Dutch pension fund: personal approach to structure the company’s information

We designed and implemented Document and Records Management at the pension fund according to the displayed framework, focusing on the individual way of working. To achieve this, we started by defining principles together with the board, based on our assessment. These principles defined the guidelines for Document and Records Management within the pension fund, determining the roadmap to design and implement these and in the near future even the larger ambition of information management.

At first, a policy for document management and an archiving policy were drafted, as the basis for the newly designed governance organization for documents and records. This sets the boundaries for the redesigned processes. We reviewed the existing business processes such as contract management for the creation, editing, archiving and deletion of documents and introduced measures such as the settlement of ownership, the mandatory creation of metadata (e.g. keywords, owner, subject) and the use of pre-defined templates for common and important documents.
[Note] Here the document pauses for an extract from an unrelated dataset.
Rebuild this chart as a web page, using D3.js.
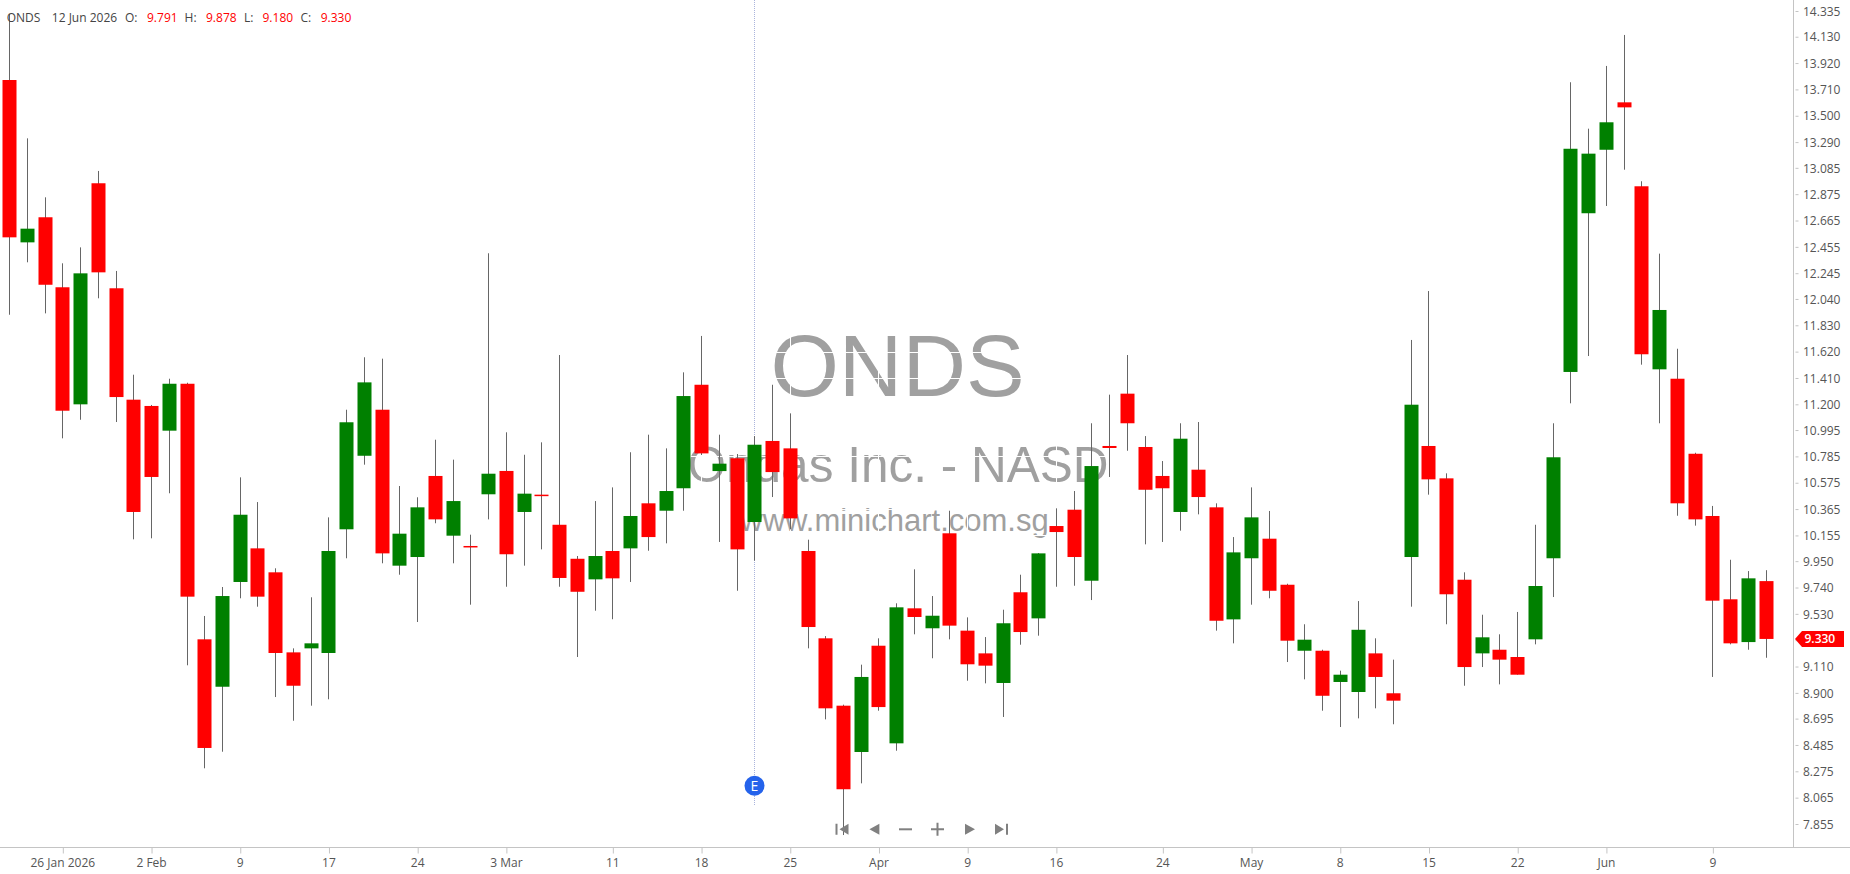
<!DOCTYPE html>
<html><head><meta charset="utf-8">
<script src="https://cdn.jsdelivr.net/npm/d3@7/dist/d3.min.js"></script>
<style>
html,body{margin:0;padding:0;background:#fff;overflow:hidden}
svg{display:block}
text{font-family:"Open Sans",sans-serif}
.axis path{display:none}
.axis text{font-family:"Open Sans",sans-serif;font-size:12px;fill:#555}
.axis line{stroke:#c4c4c4}
</style></head><body>
<svg id="c" width="1850" height="874"></svg>
<script>
const symbol = "ONDS";
const quoteDate = "12 Jun 2026";
const opens = [13.785,12.491,12.691,12.133,11.200,12.962,12.125,11.237,11.187,10.990,
11.364,9.327,8.949,9.784,10.052,9.861,9.223,9.255,9.218,10.204,
10.790,11.157,9.914,9.983,10.629,10.153,10.071,10.483,10.669,10.342,
10.480,10.240,9.969,9.805,10.031,10.052,10.411,10.352,10.531,11.356,
10.668,10.770,10.262,10.908,10.849,10.031,9.335,8.798,8.429,9.276,
8.498,9.574,9.415,10.172,9.396,9.215,8.979,9.702,9.494,10.230,
10.360,9.794,10.868,11.285,10.860,10.629,10.342,10.679,10.379,9.486,
9.973,10.129,9.762,9.236,9.236,8.987,8.907,9.215,8.897,9.983,
10.868,10.610,9.802,9.215,9.244,9.186,9.327,9.973,11.458,12.723,
13.229,13.607,12.938,11.479,11.404,10.806,10.310,9.646,9.305,9.791];
const highs = [14.311,13.320,12.850,12.324,12.451,13.060,12.263,11.436,11.195,11.404,
11.372,9.513,9.744,10.618,10.421,9.893,9.255,9.662,10.299,11.157,
11.575,11.564,10.549,10.459,10.918,10.759,10.161,12.404,10.977,10.798,
10.897,11.593,9.991,10.429,10.538,10.818,10.958,10.849,11.455,11.745,
10.958,10.804,10.947,11.356,11.128,10.121,9.353,8.806,9.125,9.335,
9.614,9.885,9.672,10.352,9.502,9.345,9.563,9.842,10.015,10.371,
10.509,11.049,11.277,11.593,10.947,10.748,11.049,11.059,10.411,10.142,
10.538,10.350,9.770,9.447,9.244,9.077,9.632,9.335,9.165,11.713,
12.103,10.650,9.861,9.523,9.367,9.545,10.240,11.049,13.767,13.397,
13.897,14.144,12.978,12.401,11.643,10.814,10.390,9.961,9.871,9.878];
const lows = [11.914,12.332,11.925,10.929,11.077,12.045,11.059,10.124,10.132,10.491,
9.120,8.299,8.431,9.654,9.587,8.867,8.678,8.798,8.849,9.973,
10.719,9.933,9.842,9.465,10.252,9.933,9.603,10.283,9.746,9.914,
10.044,9.746,9.186,9.555,9.487,9.784,10.033,10.092,10.352,10.796,
10.103,9.714,9.954,10.461,10.204,9.255,8.689,7.767,8.179,8.758,
8.439,9.367,9.176,9.327,8.997,8.976,8.708,9.284,9.356,9.746,
9.754,9.640,10.621,10.830,10.084,10.103,10.193,10.323,9.396,9.295,
9.603,9.654,9.146,9.008,8.758,8.628,8.697,8.777,8.650,9.587,
10.480,9.447,8.957,9.106,8.968,9.045,9.287,9.664,11.208,11.585,
12.781,13.070,11.516,11.049,10.312,10.233,9.027,9.287,9.244,9.180];
const closes = [12.531,12.600,12.153,11.149,12.244,12.252,11.258,10.342,10.621,11.364,
9.667,8.461,9.672,10.320,9.667,9.218,8.957,9.295,10.031,11.057,
11.375,10.012,10.169,10.379,10.283,10.429,10.063,10.647,10.005,10.488,
10.472,9.816,9.706,9.991,9.813,10.310,10.142,10.509,11.266,10.809,
10.727,10.044,10.878,10.660,10.291,9.425,8.777,8.132,9.027,8.787,
9.582,9.505,9.515,9.436,9.128,9.117,9.455,9.385,10.012,10.182,
9.983,10.708,10.852,11.049,10.519,10.531,10.926,10.461,9.475,10.020,
10.299,9.714,9.316,9.324,8.877,9.045,9.403,9.027,8.838,11.197,
10.602,9.686,9.106,9.343,9.165,9.045,9.752,10.778,13.237,13.198,
13.448,13.567,11.599,11.952,10.411,10.283,9.635,9.295,9.813,9.330];
const priceTicks = [14.335,14.130,13.920,13.710,13.500,13.290,13.085,12.875,12.665,12.455,12.245,12.040,11.830,11.620,11.410,11.200,10.995,10.785,10.575,10.365,10.155,9.950,9.740,9.530,9.320,9.110,8.900,8.695,8.485,8.275,8.065,7.855];
const dateTickIndex = [3,8,13,18,23,28,34,39,44,49,54,59,65,70,75,80,85,90,96];
const dateTickLabels = ["26 Jan 2026","2 Feb","9","17","24","3 Mar","11","18","25","Apr","9","16","24","May","8","15","22","Jun","9"];
const watermarkLines = ["ONDS","Ondas Inc. - NASD","www.minichart.com.sg"];
const earningsIndex = 42;

const n = opens.length;
const W = 1850, H = 874, plotR = 1793.5, plotB = 847;
const x = d3.scaleLinear().domain([0, n - 1]).range([9.1, 1765.6]);
const y = d3.scaleLinear().domain([7.855, 14.335]).range([824, 11]);
const RED = "#ff0000", GREEN = "#008000";
const svg = d3.select("#c");

// watermark
const wm = svg.append("g").attr("fill", "#a0a0a0").attr("text-anchor", "middle");
wm.append("text").attr("x", 897.5).attr("y", 396).attr("font-size", 88).style("font-family","'Liberation Sans'").text(watermarkLines[0]);
wm.append("text").attr("x", 898).attr("y", 481.5).attr("font-size", 49.5).style("font-family","'Liberation Sans'").text(watermarkLines[1]);
wm.append("text").attr("x", 894.5).attr("y", 531).attr("font-size", 31).style("font-family","'Liberation Sans'").text(watermarkLines[2]);

// white grid over the watermark
const grid = svg.append("g").attr("stroke", "#fff").attr("stroke-width", 1);
grid.selectAll(".h").data(priceTicks).join("line")
  .attr("x1", 0).attr("x2", plotR)
  .attr("y1", d => Math.round(y(d)) + .5).attr("y2", d => Math.round(y(d)) + .5);
grid.selectAll(".v").data(dateTickIndex).join("line")
  .attr("y1", 0).attr("y2", plotB)
  .attr("x1", d => Math.round(x(d)) + .5).attr("x2", d => Math.round(x(d)) + .5);

// earnings marker line
const ex = Math.round(x(earningsIndex)) + .5;
svg.append("line").attr("x1", ex).attr("x2", ex).attr("y1", 0).attr("y2", 806)
  .attr("stroke", "#aab4dc").attr("stroke-width", 1).attr("stroke-dasharray", "1 1");

// candles
const idx = d3.range(n);
const candles = svg.append("g");
candles.selectAll("line").data(idx).join("line")
  .attr("x1", i => Math.round(x(i)) + .5).attr("x2", i => Math.round(x(i)) + .5)
  .attr("y1", i => y(highs[i])).attr("y2", i => y(lows[i]))
  .attr("stroke", "#666").attr("stroke-width", 1);
candles.selectAll("rect").data(idx).join("rect")
  .attr("x", i => Math.round(x(i)) - 6.5)
  .attr("width", 14)
  .attr("y", i => Math.min(y(opens[i]), y(closes[i])))
  .attr("height", i => Math.max(1.5, Math.abs(y(opens[i]) - y(closes[i]))))
  .attr("fill", i => closes[i] >= opens[i] ? GREEN : RED);

// earnings badge
svg.append("circle").attr("cx", ex).attr("cy", 785.7).attr("r", 10).attr("fill", "#2563eb");
svg.append("text").attr("x", ex).attr("y", 790.7).attr("text-anchor", "middle")
  .attr("font-size", 14).attr("fill", "#fff").text("E");

// axes
const yAxis = d3.axisRight(y).tickValues(priceTicks).tickFormat(d3.format(".3f")).tickSize(3).tickPadding(6);
const gy = svg.append("g").attr("class", "axis").attr("transform", `translate(${plotR + 2},0)`).call(yAxis);
gy.selectAll("text").attr("x", 7.5).attr("dy", ".35em").attr("fill", "#555");
svg.append("line").attr("x1", plotR).attr("x2", plotR).attr("y1", 0).attr("y2", plotB).attr("stroke", "#c4c4c4");

const xAxis = d3.axisBottom(x).tickValues(dateTickIndex)
  .tickFormat((d, i) => dateTickLabels[i]).tickSize(6).tickPadding(5);
const gx = svg.append("g").attr("class", "axis").attr("transform", `translate(0,${plotB + .5})`).call(xAxis);
gx.selectAll(".tick line").attr("x1", 0.5).attr("x2", 0.5);
svg.append("line").attr("x1", 0).attr("x2", W).attr("y1", plotB + .5).attr("y2", plotB + .5).attr("stroke", "#c4c4c4");

// last price tag
const last = closes[n - 1], ly = y(last);
svg.append("path").attr("fill", RED)
  .attr("d", d3.line()([[1795, ly], [1802, ly - 8], [1844, ly - 8], [1844, ly + 8], [1802, ly + 8]]) + "Z");
svg.append("text").attr("x", 1804.5).attr("y", ly + 4.3).attr("font-size", 12).attr("font-weight", 600)
  .attr("fill", "#fff").text(d3.format(".3f")(last));

// header
const ohlc = [["O:", opens[n-1], 125, 147], ["H:", highs[n-1], 184.6, 206], ["L:", lows[n-1], 244, 262.5], ["C:", closes[n-1], 300.5, 320.7]];
const hdr = svg.append("g").attr("font-size", 12).attr("fill", "#444");
hdr.append("text").attr("x", 6.7).attr("y", 22).text(symbol);
hdr.append("text").attr("x", 51.8).attr("y", 22).text(quoteDate);
ohlc.forEach(([k, v, kx, vx]) => {
  hdr.append("text").attr("x", kx).attr("y", 22).text(k);
  hdr.append("text").attr("x", vx).attr("y", 22).attr("fill", RED).text(d3.format(".3f")(v));
});

// navigation icons
const nav = svg.append("g").attr("fill", "#808080").attr("stroke", "none").attr("transform", "translate(0,829.3)");
nav.append("path").attr("d", "M835.5-5.5h2v11h-2zM848.5-5.5v11l-9-5.5z");
nav.append("path").attr("d", "M879.4-5.5v11l-10-5.5z");
nav.append("path").attr("d", "M899-1h13v2h-13z");
nav.append("path").attr("d", "M931-1h5.5v-5.5h2v5.5h5.5v2h-5.5v5.5h-2v-5.5h-5.5z");
nav.append("path").attr("d", "M965-5.5v11l10-5.5z");
nav.append("path").attr("d", "M995-5.5v11l9-5.5zM1006-5.5h2v11h-2z");
</script>
</body></html>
Most importantly, the employees had to be guided in changing their way of working. In this new way of working, the employee requires more extensive knowledge of its role in the process and the context in the organization, but also the documents and records that he or she handles. Contrary to earlier, the employee has to take into account metadata creation, the use of templates and compliance to legal requirements through for example archiving procedures. All this is facilitated by SharePoint, incorporating controlled document storage, archiving and governance through workflows. To achieve the change, we involved experts in the field of change management, to assist us in ‘delivering the message’.

Concluding

Unlocking the hidden value of Document and Records Management can be achieved by conducting two essential steps: make it personal and enable the organization. Properly taking into account these two aspects will create structure in the document and archive chaos that has emerged over the last decades and support business efficiency and compliance.